Sorg fell to sixth while Team Heusinkveld held onto seventh, besting their COTA result by one position after their fuel-only final pit stop helped them jump up a spot. Williams finished eighth following their eventful race, but they still took sole possession of the class points lead thanks to Biela’s struggles.

The final top-ten positions went to the two teams penalized for the lap-1 incidents: S2V eSports in ninth and SRC Squadra Corse in tenth.

Team RSO’s own penalty, plus an additional one applied after the race for a late collision with a TCR, saw their promising run end in eleventh. Likewise, Biela’s #45 team couldn’t rebound from their first-stint frustrations, and they finished in twelfth, just ahead of their teammates in the #46 Audi R8.

Damaged in the starting-line crash, Virtual Motorsport finished eight laps down in fourteenth, and LEO Racing Team had its own crash — a solo spin into the turn-2 wall — just after the first pit stop that left them in fifteenth.

Huber Racing, MSI, and TRITON all failed to make it through the contact-packed first hour and did not finish.

Those early incidents shook up the order in the GT3 class.

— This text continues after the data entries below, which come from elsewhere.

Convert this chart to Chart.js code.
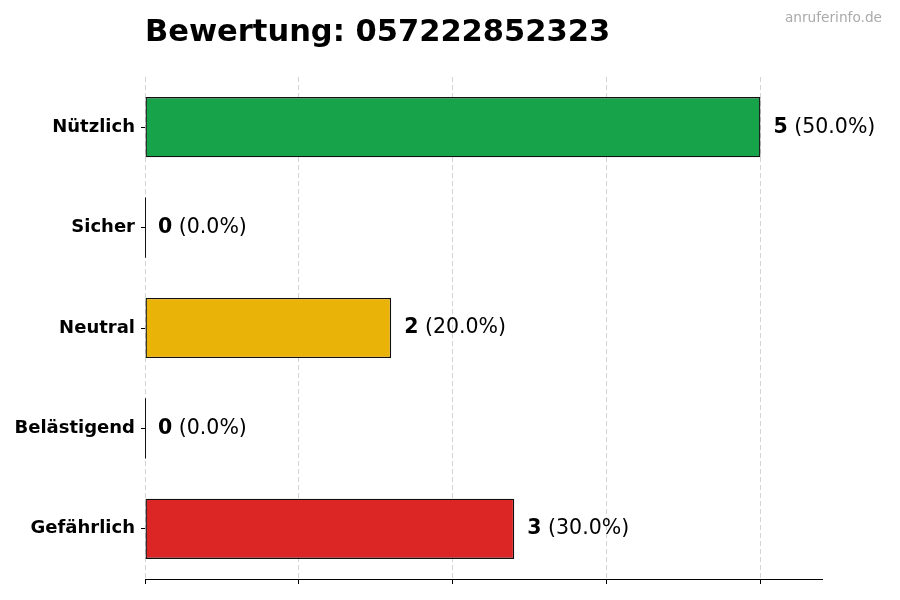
<!DOCTYPE html>
<html>
<head>
<meta charset="utf-8">
<script src="https://cdn.jsdelivr.net/npm/chart.js@4"></script>
<style>
  body { margin: 0; background: #fff; }
  canvas { display: block; }
</style>
</head>
<body>
<canvas id="chart" width="900" height="600"></canvas>
<script>
const categories = ['Nützlich', 'Sicher', 'Neutral', 'Belästigend', 'Gefährlich'];
const counts = [5, 0, 2, 0, 3];
const percents = ['50.0%', '0.0%', '20.0%', '0.0%', '30.0%'];
const barColors = ['#16a34a', '#16a34a', '#eab308', '#dc2626', '#dc2626'];
const xTicks = [0, 1.25, 2.5, 3.75, 5];
const titleText = 'Bewertung: 057222852323';
const watermark = 'anruferinfo.de';

const FONT = "'DejaVu Sans', sans-serif";

// labels next to bars, title, watermark, and the hairline for empty bars
const extras = {
  id: 'extras',
  afterDatasetsDraw(chart) {
    const ctx = chart.ctx;
    const meta = chart.getDatasetMeta(0);
    ctx.save();
    meta.data.forEach((bar, i) => {
      if (counts[i] === 0) {
        ctx.strokeStyle = '#111';
        ctx.lineWidth = 1;
        ctx.beginPath();
        ctx.moveTo(Math.round(bar.x) + 0.5, bar.y - bar.height / 2);
        ctx.lineTo(Math.round(bar.x) + 0.5, bar.y + bar.height / 2);
        ctx.stroke();
      }
      let x = bar.x + 13;
      ctx.textBaseline = 'middle';
      ctx.textAlign = 'left';
      ctx.fillStyle = '#000';
      ctx.font = 'bold 20.5px ' + FONT;
      const num = String(counts[i]);
      ctx.fillText(num, x, bar.y);
      x += ctx.measureText(num).width;
      ctx.font = '20.5px ' + FONT;
      ctx.fillText(' (' + percents[i] + ')', x, bar.y);
    });
    ctx.textBaseline = 'alphabetic';
    ctx.font = 'bold 30.5px ' + FONT;
    ctx.fillStyle = '#000';
    ctx.fillText(titleText, chart.chartArea.left, 41);
    ctx.font = '13.7px ' + FONT;
    ctx.fillStyle = '#aaa';
    ctx.textAlign = 'right';
    ctx.fillText(watermark, 882, 22);
    ctx.restore();
  }
};

new Chart(document.getElementById('chart'), {
  type: 'bar',
  data: {
    labels: categories,
    datasets: [{
      data: counts,
      backgroundColor: barColors,
      borderColor: '#111',
      borderWidth: 1.4,
      borderSkipped: false,
      barPercentage: 0.6,
      categoryPercentage: 1.0
    }]
  },
  options: {
    indexAxis: 'y',
    responsive: false,
    animation: false,
    devicePixelRatio: 1,
    layout: { padding: { top: 77, right: 78, left: 0, bottom: 0 } },
    plugins: {
      legend: { display: false },
      tooltip: { enabled: false },
      title: { display: false }
    },
    scales: {
      x: {
        min: 0,
        max: 5.5,
        afterBuildTicks(scale) { scale.ticks = xTicks.map(v => ({ value: v })); },
        ticks: { display: true, callback: () => '', padding: 0 },
        grid: {
          color: 'rgba(0,0,0,0.17)',
          drawTicks: true,
          tickLength: 5,
          tickColor: '#000',
          tickBorderDash: [],
          tickWidth: 1
        },
        border: { display: true, color: '#000', width: 1, dash: [5, 3] },
        afterFit(scale) { scale.height = 21; }
      },
      y: {
        offset: true,
        ticks: {
          color: '#000',
          padding: 6,
          font: { family: FONT, size: 18, weight: 'bold' }
        },
        grid: {
          display: true,
          offset: false,
          drawOnChartArea: false,
          drawTicks: true,
          tickLength: 4,
          tickColor: '#000'
        },
        border: { display: false },
        afterFit(scale) { scale.width = 145; }
      }
    }
  },
  plugins: [extras]
});
</script>
</body>
</html>
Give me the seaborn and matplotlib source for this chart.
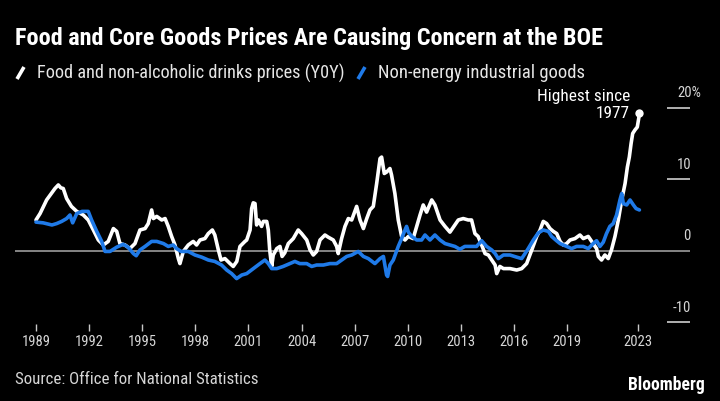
import numpy as np
import pandas as pd
import matplotlib
matplotlib.use("Agg")
import matplotlib.pyplot as plt
from matplotlib import font_manager
from matplotlib.lines import Line2D
import seaborn as sns

# ---------------- data ----------------
food_t = [1989.0, 1989.23, 1989.6, 1990.07, 1990.26, 1990.4, 1990.54, 1990.73, 1991.0, 1991.3,
          1991.67, 1991.95, 1992.24, 1992.52, 1992.8, 1993.08, 1993.37, 1993.56, 1993.74, 1994.03,
          1994.3, 1994.59, 1994.87, 1995.16, 1995.34, 1995.53, 1995.63, 1995.82, 1996.1, 1996.29,
          1996.47, 1996.66, 1996.85, 1997.04, 1997.13, 1997.32, 1997.6, 1997.88, 1998.07, 1998.26,
          1998.54, 1998.73, 1998.96, 1999.1, 1999.3, 1999.45, 1999.67, 1999.96, 2000.14, 2000.34,
          2000.52, 2000.8, 2000.9, 2001.09, 2001.18, 2001.27, 2001.37, 2001.46, 2001.56, 2001.74,
          2001.84, 2002.03, 2002.12, 2002.2, 2002.31, 2002.4, 2002.6, 2002.78, 2002.9, 2003.05,
          2003.25, 2003.53, 2003.81, 2004.0, 2004.29, 2004.48, 2004.66, 2004.85, 2005.04, 2005.32,
          2005.5, 2005.79, 2005.98, 2006.07, 2006.26, 2006.45, 2006.64, 2006.83, 2007.11, 2007.3,
          2007.49, 2007.68, 2007.86, 2008.05, 2008.24, 2008.43, 2008.52, 2008.67, 2008.8, 2008.99,
          2009.08, 2009.27, 2009.46, 2009.65, 2009.84, 2010.03, 2010.3, 2010.5, 2010.69, 2010.87,
          2011.06, 2011.35, 2011.53, 2011.82, 2012.1, 2012.38, 2012.66, 2012.85, 2013.13, 2013.41,
          2013.6, 2013.79, 2013.97, 2014.17, 2014.36, 2014.55, 2014.74, 2014.93, 2015.02, 2015.2,
          2015.4, 2015.77, 2016.15, 2016.43, 2016.71, 2017.0, 2017.28, 2017.47, 2017.65, 2017.84,
          2018.03, 2018.22, 2018.41, 2018.6, 2018.78, 2018.97, 2019.16, 2019.44, 2019.72, 2019.91,
          2020.19, 2020.47, 2020.66, 2020.76, 2020.94, 2021.13, 2021.32, 2021.5, 2021.7, 2021.89,
          2022.08, 2022.27, 2022.4, 2022.51, 2022.61, 2022.7, 2022.83, 2022.96, 2023.04, 2023.08]
food_v = [4.3, 5.2, 7.1, 8.7, 9.2, 8.8, 8.7, 7.3, 6.2, 5.5,
          5.0, 4.3, 2.9, 1.5, 0.8, 1.3, 3.1, 2.7, 1.0, 0.8,
          0.3, 1.0, 2.9, 3.1, 3.8, 5.7, 4.5, 4.8, 4.3, 4.5,
          3.4, 2.0, 0.8, -1.1, -1.8, -0.1, 0.8, 1.3, 0.8, 1.5,
          1.7, 2.4, 2.9, 2.2, 0.1, -1.3, -1.1, -1.8, -2.2, -1.5,
          0.6, 1.3, 1.5, 2.9, 5.9, 6.7, 6.6, 3.6, 4.3, 3.4,
          4.1, 4.1, 2.9, 0.1, -2.2, -0.6, 0.3, 0.6, -0.8, -0.3,
          1.0, 1.7, 2.9, 2.4, 1.5, 0.1, -0.6, -0.1, 1.5, 2.2,
          1.9, 1.5, 0.6, -0.4, 1.7, 3.4, 4.5, 4.3, 6.2, 4.3,
          3.1, 4.5, 5.7, 6.2, 9.4, 12.9, 13.1, 10.8, 11.0, 11.5,
          10.6, 8.0, 4.3, 2.0, 1.5, 2.0, 1.7, 3.4, 5.0, 6.4,
          5.4, 7.1, 6.4, 4.3, 3.4, 2.6, 3.6, 4.3, 4.5, 4.3,
          4.3, 2.4, 2.0, 0.8, -0.4, -0.6, -1.3, -2.0, -3.2, -2.2,
          -2.5, -2.5, -2.7, -2.5, -1.8, 0.1, 2.0, 2.9, 4.1, 3.8,
          3.1, 2.7, 2.4, 1.3, 0.8, 1.0, 1.5, 1.7, 2.2, 1.7,
          2.0, 1.0, 0.3, -0.8, -1.3, -0.6, -1.1, 0.1, 2.0, 4.3,
          7.1, 9.4, 11.7, 13.1, 15.0, 16.4, 16.9, 17.3, 18.5, 19.2]

neig_t = [1989.0, 1989.4, 1989.9, 1990.17, 1990.45, 1990.73, 1990.92, 1991.07, 1991.3, 1991.6,
          1991.95, 1992.14, 1992.43, 1992.71, 1992.9, 1993.18, 1993.56, 1993.93, 1994.2, 1994.5,
          1994.66, 1994.87, 1995.16, 1995.53, 1995.82, 1996.2, 1996.47, 1996.75, 1996.94, 1997.2,
          1997.6, 1997.98, 1998.36, 1998.73, 1999.1, 1999.48, 1999.77, 2000.05, 2000.33, 2000.62,
          2000.9, 2001.27, 2001.65, 2001.93, 2002.12, 2002.31, 2002.6, 2002.96, 2003.34, 2003.62,
          2003.9, 2004.29, 2004.57, 2004.85, 2005.23, 2005.6, 2005.98, 2006.26, 2006.55, 2006.83,
          2007.2, 2007.49, 2007.77, 2008.14, 2008.43, 2008.62, 2008.8, 2008.86, 2008.99, 2009.18,
          2009.46, 2009.65, 2009.84, 2009.93, 2010.03, 2010.22, 2010.5, 2010.78, 2010.97, 2011.25,
          2011.53, 2011.82, 2012.1, 2012.38, 2012.66, 2012.94, 2013.22, 2013.5, 2013.88, 2014.17,
          2014.45, 2014.74, 2014.93, 2015.11, 2015.4, 2015.77, 2016.15, 2016.43, 2016.62, 2016.8,
          2017.09, 2017.37, 2017.65, 2017.94, 2018.12, 2018.4, 2018.6, 2018.97, 2019.25, 2019.53,
          2019.91, 2020.19, 2020.47, 2020.66, 2020.85, 2021.04, 2021.22, 2021.41, 2021.6, 2021.79,
          2021.98, 2022.08, 2022.17, 2022.36, 2022.55, 2022.74, 2022.89, 2023.08]
neig_v = [4.0, 3.9, 3.6, 3.8, 4.1, 4.5, 5.0, 3.9, 5.2, 5.5,
          5.5, 4.3, 2.7, 1.3, -0.1, -0.1, 0.5, 0.9, 0.5, -0.4,
          -0.7, 0.1, 0.6, 1.3, 1.3, 1.0, 0.6, 0.8, 0.3, -0.1,
          -0.1, -0.6, -0.9, -1.3, -1.5, -2.0, -2.7, -3.2, -3.9, -3.4,
          -3.2, -2.5, -1.8, -1.3, -1.8, -2.5, -2.5, -2.2, -1.8, -1.5,
          -1.8, -1.8, -2.2, -2.0, -2.0, -1.8, -1.8, -1.3, -0.8, -0.6,
          -0.1, -0.8, -1.1, -1.8, -1.1, -0.8, -3.4, -3.6, -2.0, -1.3,
          0.6, 1.7, 2.9, 3.4, 2.6, 2.0, 1.5, 1.5, 2.2, 1.5,
          2.2, 1.5, 1.0, 0.8, 0.6, 0.2, 0.6, 0.6, 0.6, 1.4,
          0.6, 0.1, -0.4, -1.1, -0.6, -0.6, -0.9, -1.1, -0.4, 0.3,
          1.5, 2.5, 2.9, 2.7, 2.0, 1.4, 1.0, 0.6, 0.3, 0.6,
          0.6, 0.3, 1.0, 1.4, 0.6, 1.2, 2.4, 3.4, 3.8, 5.0,
          7.1, 8.0, 6.6, 6.4, 7.1, 6.4, 5.9, 5.7]

series_names = ["Food and non-alcoholic drinks prices (Y0Y)", "Non-energy industrial goods"]
x_ticks = [1989, 1992, 1995, 1998, 2001, 2004, 2007, 2010, 2013, 2016, 2019, 2023]
y_ticks = [20, 10, 0, -10]
y_tick_labels = ["20%", "10", "0", "-10"]

title = "Food and Core Goods Prices Are Causing Concern at the BOE"
source = "Source: Office for National Statistics"
note_lines = ["Highest since", "1977"]

# ---------------- styling ----------------
W, H = 720, 401
BG = "#000000"
WHITE = "#ffffff"
BLUE = "#1f7ae8"
GRID = "#8f8f8f"
TXT = "#d6d6d6"

sns.set_style("dark", {"axes.facecolor": BG, "figure.facecolor": BG})
available = {f.name for f in font_manager.fontManager.ttflist}
font = "DejaVu Sans"
for cand in ["Liberation Sans Narrow", "Roboto Condensed", "Open Sans Condensed", "Roboto", "Noto Sans"]:
    if cand in available:
        font = cand
        break
plt.rcParams["font.family"] = [font, "DejaVu Sans"]

df = pd.concat([
    pd.DataFrame({"year": food_t, "value": food_v, "series": series_names[0]}),
    pd.DataFrame({"year": neig_t, "value": neig_v, "series": series_names[1]}),
], ignore_index=True)

fig = plt.figure(figsize=(W / 100, H / 100), dpi=100)
fig.patch.set_facecolor(BG)

# pixel geometry
ax_l, ax_r, ax_t, ax_b = 15, 690, 90, 324
ax = fig.add_axes([ax_l / W, 1 - ax_b / H, (ax_r - ax_l) / W, (ax_b - ax_t) / H])
ax.set_facecolor(BG)

px_per_year = (638 - 36) / 34.0
def xdata(px):
    return 1989 + (px - 36) / px_per_year

ax.set_xlim(xdata(ax_l), xdata(ax_r))
ax.set_ylim(-10.25, 22.48)

ax.axhline(0, color=GRID, lw=1.3, zorder=1)

sns.lineplot(data=df, x="year", y="value", hue="series", hue_order=series_names,
             palette={series_names[0]: WHITE, series_names[1]: BLUE},
             estimator=None, sort=False, legend=False, lw=2.6, ax=ax, zorder=3)

ax.scatter([food_t[-1]], [food_v[-1]], s=36, color=WHITE, zorder=5, linewidths=0)

for s in ax.spines.values():
    s.set_visible(False)
ax.grid(False)
ax.set_xlabel("")
ax.set_ylabel("")
ax.set_yticks([])
ax.set_xticks(x_ticks)
ax.set_xticklabels([str(v) for v in x_ticks])
ax.tick_params(axis="x", colors="#c8c8c8", labelcolor=TXT, length=5, width=1,
               direction="out", pad=3, labelsize=10.5, bottom=True)

# right-hand value labels with short tick lines
ax.hlines([v for v in y_ticks if v != 0], xdata(667), xdata(691), color="#cfcfcf", lw=1.2, zorder=2)
for v, lab in zip(y_ticks, y_tick_labels):
    if lab.endswith("%"):
        ax.text(xdata(677), v + 2.05, lab, ha="left", va="center", color=TXT, fontsize=10.5)
    else:
        ax.text(xdata(691), v + 2.05, lab, ha="right", va="center", color=TXT, fontsize=10.5)

# texts
def fy(py):
    return 1 - py / H

t_title = fig.text(15 / W, fy(38), title, ha="left", va="center", color=WHITE,
                   fontsize=14.5, fontweight="bold")
t_leg1 = fig.text(37 / W, fy(73), series_names[0], ha="left", va="center", color="#e6e6e6", fontsize=11)
t_leg2 = fig.text(378 / W, fy(73), series_names[1], ha="left", va="center", color="#e6e6e6", fontsize=11)
fig.add_artist(Line2D([17 / W, 24 / W], [fy(79), fy(67)], color=WHITE, lw=2.6, solid_capstyle="butt"))
fig.add_artist(Line2D([358 / W, 365 / W], [fy(79), fy(67)], color=BLUE, lw=2.6, solid_capstyle="butt"))
t_src = fig.text(15 / W, fy(380), source, ha="left", va="center", color=TXT, fontsize=10.5)
t_bb = fig.text(705 / W, fy(385), "Bloomberg", ha="right", va="center", color=WHITE,
                fontsize=10.5, fontweight="bold")
t_n1 = fig.text(630 / W, fy(96), note_lines[0], ha="right", va="center", color=WHITE, fontsize=11)
t_n2 = fig.text(630 / W, fy(113), note_lines[1], ha="right", va="center", color=WHITE, fontsize=11)

# fit widths to the reference
renderer = fig.canvas.get_renderer()
for t, target in [(t_title, 590), (t_leg1, 308), (t_leg2, 207), (t_src, 246), (t_bb, 77), (t_n1, 92)]:
    w = t.get_window_extent(renderer).width
    t.set_fontsize(t.get_fontsize() * target / w)
t_n2.set_fontsize(t_n1.get_fontsize())

fig.savefig("out.png", dpi=100, facecolor=BG)
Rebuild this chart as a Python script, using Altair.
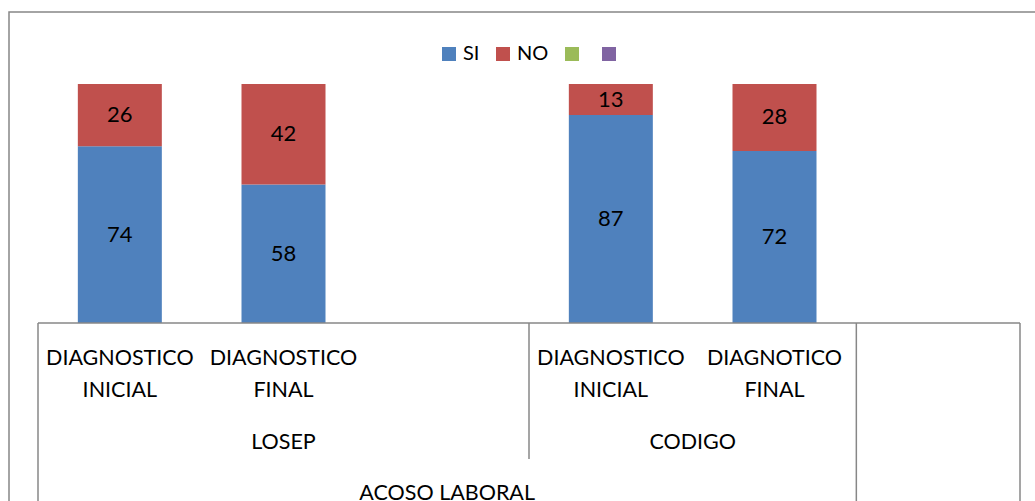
import altair as alt
import pandas as pd

# Series values (percent) per bar
series = ["SI", "NO"]
si_values = [74, 58, 87, 72]
no_values = [26, 42, 13, 28]

# Category slots along the axis (one slot per bar position, blanks included)
slot_labels = ["DIAGNOSTICO\nINICIAL", "DIAGNOSTICO\nFINAL", "",
               "DIAGNOSTICO\nINICIAL", "DIAGNOTICO\nFINAL", ""]
bar_slots = [0, 1, 3, 4]

# Second-level groups (slot ranges) and the outer group
groups = ["LOSEP", "CODIGO"]
group_start = [0, 3]
group_end = [3, 5]
outer_group = ["ACOSO LABORAL"]
outer_start = [0]
outer_end = [5]
n_slots = len(slot_labels)

legend_domain = ["SI", "NO", "Serie3", "Serie4"]
legend_colors = ["#4F81BD", "#C0504D", "#9BBB59", "#8064A2"]

FONT = "Lato"
GRID = "#878787"
LABEL_SIZE = 21.5

rows = []
for slot, s, n in zip(bar_slots, si_values, no_values):
    rows.append({"slot": slot + 0.5, "serie": "SI", "v": s, "y0": 0, "y1": s})
    rows.append({"slot": slot + 0.5, "serie": "NO", "v": n, "y0": s, "y1": s + n})
bars_df = pd.DataFrame(rows)

xs = alt.Scale(domain=[0, n_slots], nice=False, zero=False, padding=0)
ys = alt.Scale(domain=[0, 100], nice=False, padding=0)
color = alt.Color(
    "serie:N",
    scale=alt.Scale(domain=legend_domain, range=legend_colors),
    legend=alt.Legend(
        title=None, orient="none", direction="horizontal",
        legendX=401, legendY=-40,
        symbolType="square", symbolSize=196, symbolStrokeWidth=0,
        labelFont=FONT, labelFontSize=20, labelColor="black",
        labelOffset=4, columnPadding=13,
        labelExpr="datum.label == 'SI' || datum.label == 'NO' ? datum.label : ''",
    ),
)

frame = alt.Chart(pd.DataFrame({"k": [0]})).mark_rect(
    fill=None, stroke=GRID, strokeWidth=1.5
).encode(x=alt.value(-29), x2=alt.value(1020), y=alt.value(-72), y2=alt.value(440))

bars = alt.Chart(bars_df).mark_bar(size=84).encode(
    x=alt.X("slot:Q", scale=xs, axis=None),
    y=alt.Y("y0:Q", scale=ys, axis=None),
    y2="y1:Q",
    color=color,
)

values = alt.Chart(bars_df).transform_calculate(
    mid="(datum.y0 + datum.y1) / 2"
).mark_text(font=FONT, fontSize=22, color="black", baseline="middle").encode(
    x=alt.X("slot:Q", scale=xs),
    y=alt.Y("mid:Q", scale=ys),
    text="v:Q",
)

axis_line = alt.Chart(pd.DataFrame({"a": [0], "b": [n_slots], "y": [0]})).mark_rule(
    color=GRID, strokeWidth=1.5
).encode(x=alt.X("a:Q", scale=xs), x2="b:Q", y=alt.Y("y:Q", scale=ys))

# Separators spanning all label rows: axis ends and the outer group's end
full_seps = alt.Chart(pd.DataFrame({"x": [0, outer_end[0], n_slots]})).mark_rule(
    color=GRID, strokeWidth=1.5
).encode(x=alt.X("x:Q", scale=xs), y=alt.datum(0, scale=ys), y2=alt.value(440))

# Separators between second-level groups
grp_seps = alt.Chart(pd.DataFrame({"x": group_end[:-1]})).mark_rule(
    color=GRID, strokeWidth=1.5
).encode(x=alt.X("x:Q", scale=xs), y=alt.datum(0, scale=ys), y2=alt.value(375))

slot_df = pd.DataFrame({"slot": [i + 0.5 for i in range(n_slots)], "label": slot_labels})
slot_text = alt.Chart(slot_df).mark_text(
    font=FONT, fontSize=LABEL_SIZE, color="black", lineBreak="\n", lineHeight=31.5,
    baseline="middle"
).encode(x=alt.X("slot:Q", scale=xs), y=alt.value(275), text="label:N")

grp_df = pd.DataFrame({"name": groups, "s": group_start, "e": group_end})
grp_text = alt.Chart(grp_df).transform_calculate(
    c="(datum.s + datum.e) / 2"
).mark_text(font=FONT, fontSize=LABEL_SIZE, color="black", baseline="middle").encode(
    x=alt.X("c:Q", scale=xs), y=alt.value(359), text="name:N"
)

outer_df = pd.DataFrame({"name": outer_group, "s": outer_start, "e": outer_end})
outer_text = alt.Chart(outer_df).transform_calculate(
    c="(datum.s + datum.e) / 2"
).mark_text(font=FONT, fontSize=LABEL_SIZE, color="black", baseline="middle").encode(
    x=alt.X("c:Q", scale=xs), y=alt.value(410), text="name:N"
)

chart = alt.layer(
    frame, bars, values, axis_line, full_seps, grp_seps, slot_text, grp_text, outer_text
).properties(
    width=982, height=239,
    autosize=alt.AutoSizeParams(type="none"),
    padding={"left": 38, "top": 84, "right": 15, "bottom": 178},
    background="white",
).configure_view(stroke=None)

chart.save("out.html", embed_options={"renderer": "svg", "actions": False})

The question now is whether it will last.

Can Biela and Williams bounce back from their bad luck?

Can Altus continue to claw back raw pace and harness it over an entire race?

And can the likes of Williams JIM, Ronin, and even Mivano convert their season-best results into the confidence needed to compete for wins and podiums in the second half of the season?

Appropriately enough at the circuit closest to London, the 6H SILVERSTONE brought a changing of the guard at the front of the GT3 field. The upcoming races will prove whether the old guard will reassume their posts or if these new recruits are here to stay.